## [DATA SHOWN]
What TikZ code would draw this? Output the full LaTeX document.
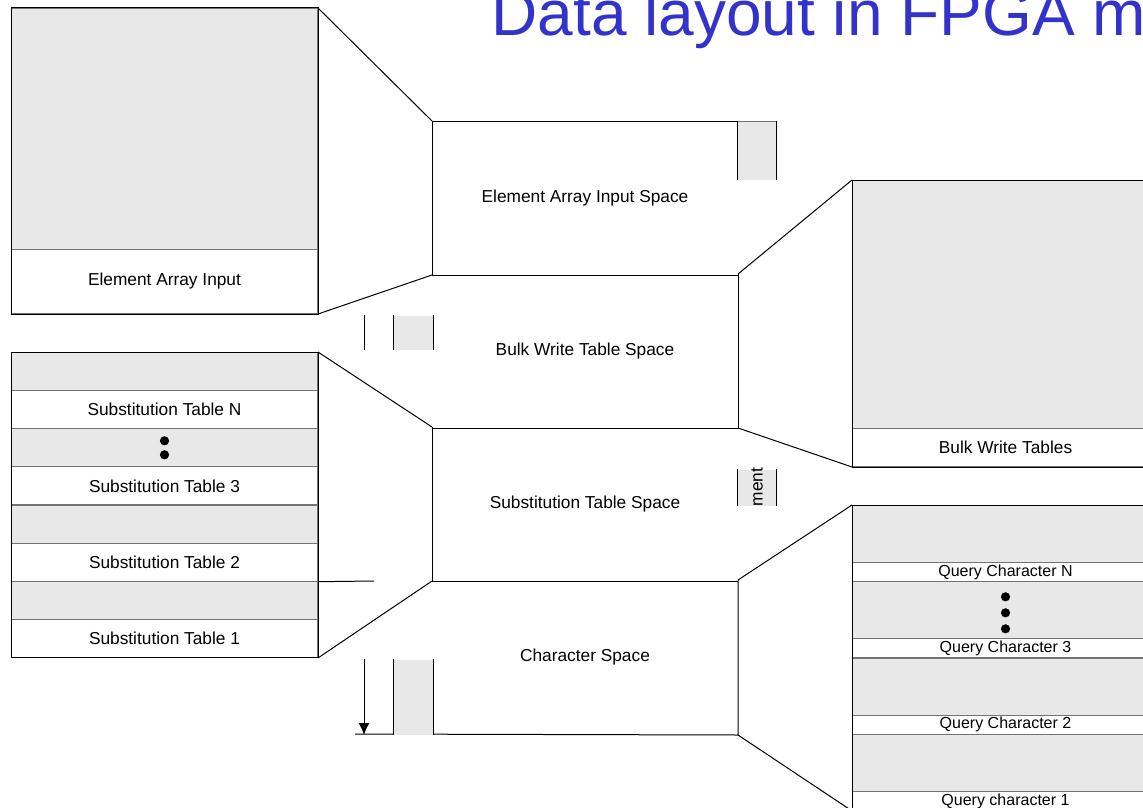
\documentclass[tikz,border=0pt]{standalone}
\usepackage{fontspec}
\setmainfont{Liberation Sans}
\usetikzlibrary{arrows.meta,calc}
\definecolor{cellgray}{RGB}{232,232,232}
\definecolor{titleblue}{RGB}{51,51,204}

\begin{document}
\begin{tikzpicture}[x=1pt,y=-1pt,line width=1pt,
	cell/.style={rectangle,inner sep=0pt,anchor=north west,minimum width=306pt,draw=black!55},
	shaded/.style={cell,fill=cellgray},
	plain/.style={cell,fill=white,font=\fontsize{17.3}{20}\selectfont},
	qplain/.style={plain,font=\fontsize{16}{18}\selectfont},
	space/.style={rectangle,inner sep=0pt,anchor=north west,minimum width=305pt,
		minimum height=153pt,font=\fontsize{17.3}{20}\selectfont},
	stub/.style={rectangle,inner sep=0pt,anchor=north west,minimum width=38pt,fill=cellgray},
	frame/.style={draw=black}]
	\fill[white] (0,0) rectangle (1143,808);
	\useasboundingbox (0,0) rectangle (1143,808);

	% title, runs off the right edge
	\node[anchor=base west,inner sep=0pt,text=titleblue,font=\fontsize{64}{64}\selectfont]
		(title) at (491,36) {Data layout in FPGA m};

	% element array input (top left)
	\node[shaded,minimum height=241pt] (eaiTop) at (11,8) {};
	\node[plain,minimum height=64pt] (eai) at (11,249) {Element Array Input};
	\draw[frame] (eaiTop.north west) rectangle (eai.south east);

	% substitution tables (bottom left)
	\foreach \k/\lab in {0/N,1/3,2/2,3/1}{
		\node[shaded,minimum height=38.1pt] (sg\k) at (11,{352+76.25*\k}) {};
		\node[plain,minimum height=38.1pt] (st\k) at (11,{390.1+76.25*\k}) {Substitution Table \lab};
	}
	\draw[frame] (sg0.north west) rectangle (st3.south east);
	\fill ($(sg1.center)+(0,-7)$) circle (4.6pt);
	\fill ($(sg1.center)+(0,7)$) circle (4.6pt);

	% memory spaces (middle column)
	\node[space] (eais) at (432,121) {Element Array Input Space};
	\node[space] (bwts) at (432,274) {Bulk Write Table Space};
	\node[space] (sts) at (432,427) {Substitution Table Space};
	\node[space,minimum height=154pt] (cs) at (432,580) {Character Space};
	\draw (eais.south west) -- (eais.north west) -- (eais.north east);
	\draw (eais.south west) -- (eais.south east);
	\draw (bwts.north east) -- (bwts.south east) -- (bwts.south west);
	\draw (sts.north west) -- (sts.south west) -- (sts.south east);
	\coordinate (baseEnd) at (355,734);
	\draw (cs.north east) -- (cs.south east) -- (baseEnd);
	\coordinate (subTick) at (374,581);
	\draw (st2.south east) -- (subTick);

	% cut off side labels
	\node[stub,minimum height=58pt] (stubA) at (737,121) {};
	\draw[black!55] (stubA.north west) -- (stubA.north east);
	\draw (stubA.south west) -- (stubA.north west) (stubA.north east) -- (stubA.south east);
	\node[stub,minimum width=39pt,minimum height=34pt] (stubB) at (393,315) {};
	\draw (stubB.north west) -- (stubB.south west) (stubB.north east) -- (stubB.south east);
	\draw ($(stubB.north west)+(-29,0)$) -- ($(stubB.south west)+(-29,0)$);
	\node[stub,minimum height=36pt] (stubC) at (737,469) {};
	\draw (stubC.north west) -- (stubC.south west) (stubC.north east) -- (stubC.south east);
	\node[rotate=90,inner sep=0pt,font=\fontsize{17.3}{20}\selectfont] (stubCtext) at (757,487) {ment};
	\node[stub,minimum width=39pt,minimum height=75pt] (stubD) at (393,659) {};
	\draw (stubD.north west) -- (stubD.south west) (stubD.north east) -- (stubD.south east);
	\draw[-{Latex[length=12pt,width=11pt]}] ($(stubD.north west)+(-29,0)$) -- ($(stubD.south west)+(-29,0)$);

	% bulk write tables (top right)
	\node[shaded,minimum height=248pt] (bwtTop) at (852,180) {};
	\node[plain,minimum height=38pt] (bwt) at (852,428) {Bulk Write Tables};
	\draw[frame] (bwtTop.north west) rectangle (bwt.south east);

	% query characters (bottom right)
	\foreach \k/\lab in {0/Query Character N,1/Query Character 3,2/Query Character 2,3/Query character 1}{
		\node[shaded,minimum height=57pt] (qg\k) at (852,{505+76.3*\k}) {};
		\node[qplain,minimum height=19pt] (qt\k) at (852,{562+76.3*\k}) {\lab};
	}
	\draw[frame] (qg0.north west) -- (qg0.north east);
	\draw[frame] (qg0.north west) -- (qt3.south west);
	\foreach \d in {-13.5,2.5,18.5}
		\fill ($(qg1.center)+(0,\d)$) circle (4.6pt);

	% zoom lines between the pieces
	\draw (eaiTop.north east) -- (eais.north west);
	\draw (eai.south east) -- (eais.south west);
	\draw (sg0.north east) -- (sts.north west);
	\draw (st3.south east) -- (sts.south west);
	\draw (bwts.north east) -- (bwtTop.north west);
	\draw (bwts.south east) -- (bwt.south west);
	\draw (cs.north east) -- (qg0.north west);
	\draw (cs.south east) -- (qt3.south west);
\end{tikzpicture}
\end{document}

## [SET EXERCISE]
Reproduce each line word for word and drop the pictures.

## [SOLUTION]
What TikZ code would draw this? Output the full LaTeX document.
\documentclass[tikz,border=0pt]{standalone}
\usepackage{fontspec}
\setmainfont{Liberation Sans}
\usetikzlibrary{arrows.meta,calc}
\definecolor{cellgray}{RGB}{232,232,232}
\definecolor{titleblue}{RGB}{51,51,204}

\begin{document}
\begin{tikzpicture}[x=1pt,y=-1pt,line width=1pt,
	cell/.style={rectangle,inner sep=0pt,anchor=north west,minimum width=306pt,draw=black!55},
	shaded/.style={cell,fill=cellgray},
	plain/.style={cell,fill=white,font=\fontsize{17.3}{20}\selectfont},
	qplain/.style={plain,font=\fontsize{16}{18}\selectfont},
	space/.style={rectangle,inner sep=0pt,anchor=north west,minimum width=305pt,
		minimum height=153pt,font=\fontsize{17.3}{20}\selectfont},
	stub/.style={rectangle,inner sep=0pt,anchor=north west,minimum width=38pt,fill=cellgray},
	frame/.style={draw=black}]
	\fill[white] (0,0) rectangle (1143,808);
	\useasboundingbox (0,0) rectangle (1143,808);

	% title, runs off the right edge
	\node[anchor=base west,inner sep=0pt,text=titleblue,font=\fontsize{64}{64}\selectfont]
		(title) at (491,36) {Data layout in FPGA m};

	% element array input (top left)
	\node[shaded,minimum height=241pt] (eaiTop) at (11,8) {};
	\node[plain,minimum height=64pt] (eai) at (11,249) {Element Array Input};
	\draw[frame] (eaiTop.north west) rectangle (eai.south east);

	% substitution tables (bottom left)
	\foreach \k/\lab in {0/N,1/3,2/2,3/1}{
		\node[shaded,minimum height=38.1pt] (sg\k) at (11,{352+76.25*\k}) {};
		\node[plain,minimum height=38.1pt] (st\k) at (11,{390.1+76.25*\k}) {Substitution Table \lab};
	}
	\draw[frame] (sg0.north west) rectangle (st3.south east);
	\fill ($(sg1.center)+(0,-7)$) circle (4.6pt);
	\fill ($(sg1.center)+(0,7)$) circle (4.6pt);

	% memory spaces (middle column)
	\node[space] (eais) at (432,121) {Element Array Input Space};
	\node[space] (bwts) at (432,274) {Bulk Write Table Space};
	\node[space] (sts) at (432,427) {Substitution Table Space};
	\node[space,minimum height=154pt] (cs) at (432,580) {Character Space};
	\draw (eais.south west) -- (eais.north west) -- (eais.north east);
	\draw (eais.south west) -- (eais.south east);
	\draw (bwts.north east) -- (bwts.south east) -- (bwts.south west);
	\draw (sts.north west) -- (sts.south west) -- (sts.south east);
	\coordinate (baseEnd) at (355,734);
	\draw (cs.north east) -- (cs.south east) -- (baseEnd);
	\coordinate (subTick) at (374,581);
	\draw (st2.south east) -- (subTick);

	% cut off side labels
	\node[stub,minimum height=58pt] (stubA) at (737,121) {};
	\draw[black!55] (stubA.north west) -- (stubA.north east);
	\draw (stubA.south west) -- (stubA.north west) (stubA.north east) -- (stubA.south east);
	\node[stub,minimum width=39pt,minimum height=34pt] (stubB) at (393,315) {};
	\draw (stubB.north west) -- (stubB.south west) (stubB.north east) -- (stubB.south east);
	\draw ($(stubB.north west)+(-29,0)$) -- ($(stubB.south west)+(-29,0)$);
	\node[stub,minimum height=36pt] (stubC) at (737,469) {};
	\draw (stubC.north west) -- (stubC.south west) (stubC.north east) -- (stubC.south east);
	\node[rotate=90,inner sep=0pt,font=\fontsize{17.3}{20}\selectfont] (stubCtext) at (757,487) {ment};
	\node[stub,minimum width=39pt,minimum height=75pt] (stubD) at (393,659) {};
	\draw (stubD.north west) -- (stubD.south west) (stubD.north east) -- (stubD.south east);
	\draw[-{Latex[length=12pt,width=11pt]}] ($(stubD.north west)+(-29,0)$) -- ($(stubD.south west)+(-29,0)$);

	% bulk write tables (top right)
	\node[shaded,minimum height=248pt] (bwtTop) at (852,180) {};
	\node[plain,minimum height=38pt] (bwt) at (852,428) {Bulk Write Tables};
	\draw[frame] (bwtTop.north west) rectangle (bwt.south east);

	% query characters (bottom right)
	\foreach \k/\lab in {0/Query Character N,1/Query Character 3,2/Query Character 2,3/Query character 1}{
		\node[shaded,minimum height=57pt] (qg\k) at (852,{505+76.3*\k}) {};
		\node[qplain,minimum height=19pt] (qt\k) at (852,{562+76.3*\k}) {\lab};
	}
	\draw[frame] (qg0.north west) -- (qg0.north east);
	\draw[frame] (qg0.north west) -- (qt3.south west);
	\foreach \d in {-13.5,2.5,18.5}
		\fill ($(qg1.center)+(0,\d)$) circle (4.6pt);

	% zoom lines between the pieces
	\draw (eaiTop.north east) -- (eais.north west);
	\draw (eai.south east) -- (eais.south west);
	\draw (sg0.north east) -- (sts.north west);
	\draw (st3.south east) -- (sts.south west);
	\draw (bwts.north east) -- (bwtTop.north west);
	\draw (bwts.south east) -- (bwt.south west);
	\draw (cs.north east) -- (qg0.north west);
	\draw (cs.south east) -- (qt3.south west);
\end{tikzpicture}
\end{document}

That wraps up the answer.